At the same time, the Management Board of the Company announces that it will not recommend to the Supervisory Board the allocation of shares for 2020 under Incentive Programme III for the years 2018 – 2020. Thus, 500,500 shares out of the 1,500,000 available for the entire Programme III have been used.

ESPI 1/2021 Dates of publication of periodic reports in 2021

The Board of Directors of IMS S.A. (the “Company”, the “Issuer”) hereby announces the dates of publication of periodic reports in the financial year 2021:

  1. Consolidated quarterly reports:

– the quarterly report for Q1 2021 – 27.05.2021

– the quarterly report for Q3 2021 – 25.11.2021.

  1. The consolidated interim report for H1 2021 – 21.09.2021
  2. The annual report – separate – for 2020 – 28.04.2021
  3. The annual report – consolidated – for 2020 – 28.04.2021.

The Board of Directors of the Company informs that pursuant to Article 6 paragraphs 1 and 3 the consolidated quarterly reports and the consolidated interim report will include the quarterly financial information and the condensed interim financial statements respectively.

At the same time, the Board of Directors of the Company informs that pursuant to Article 79 paragraph 2 the Issuer will not publish quarterly reports for Q4 2020 and Q2 2021.

 

Detailed legal basis: Article 80 paragraph 1 of the Regulations of the Minister of Finance of 29 March 2018 on current and periodic information published by issuers of securities and conditions for recognition as equivalent the information required by laws of non-EU member states.

ESPI 34/2020 Signing a significant investment agreement

Management Board of IMS S.A. (“Issuer”) informs that on 20th December this year an investment agreement was signed concerning the acquisition of capital in the subsidiary Closer Music Sp. z o.o. (‘the Company’, ‘Closer Music’), dealing with the development and commercialisation of its own music libraries. The Company will issue and sell to a foreign investor shares representing 4.9% of the share capital (including the issue) for EUR 140 thousand. The estimated valuation of 100% of Closer Music shares is therefore PLN 12.7m. The parties have set the deadline for the realisation of the investment at the end of January 2021. The investor also holds an option to purchase additional 2.1% of shares (the number of shares calculated as at December 2020) for the price of EUR 60,000 over the next two years.

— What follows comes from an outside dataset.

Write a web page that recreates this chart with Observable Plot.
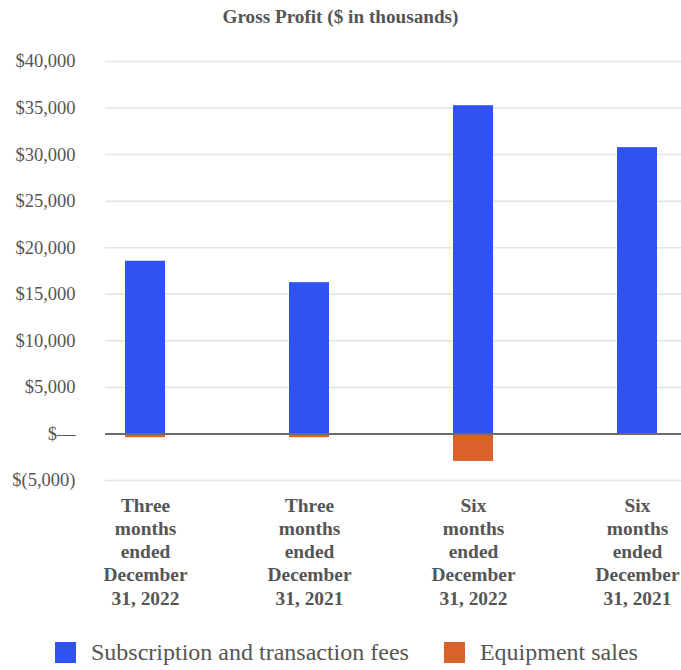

Acquisition of the aforementioned investor, apart from capital for the development of music libraries, is important for further development of Closer Music. This investor – a manager with many years of experience in key positions in the largest European companies in the sensory marketing industry and, consequently, with broad contacts in the industry – will engage in the sale of Closer Music catalogues to companies located in Western Europe.
 

The Agreement needs to be approved of the Issuer’s Supervisory Board and  the Closer Music General Meeting of Shareholders needs to adopt necessary resolutions for it to be implemented.  In the event of refusal to issue the necessary approval or failure to adopt resolutions, the Agreement shall be automatically terminated, and its provisions shall have no legal effect.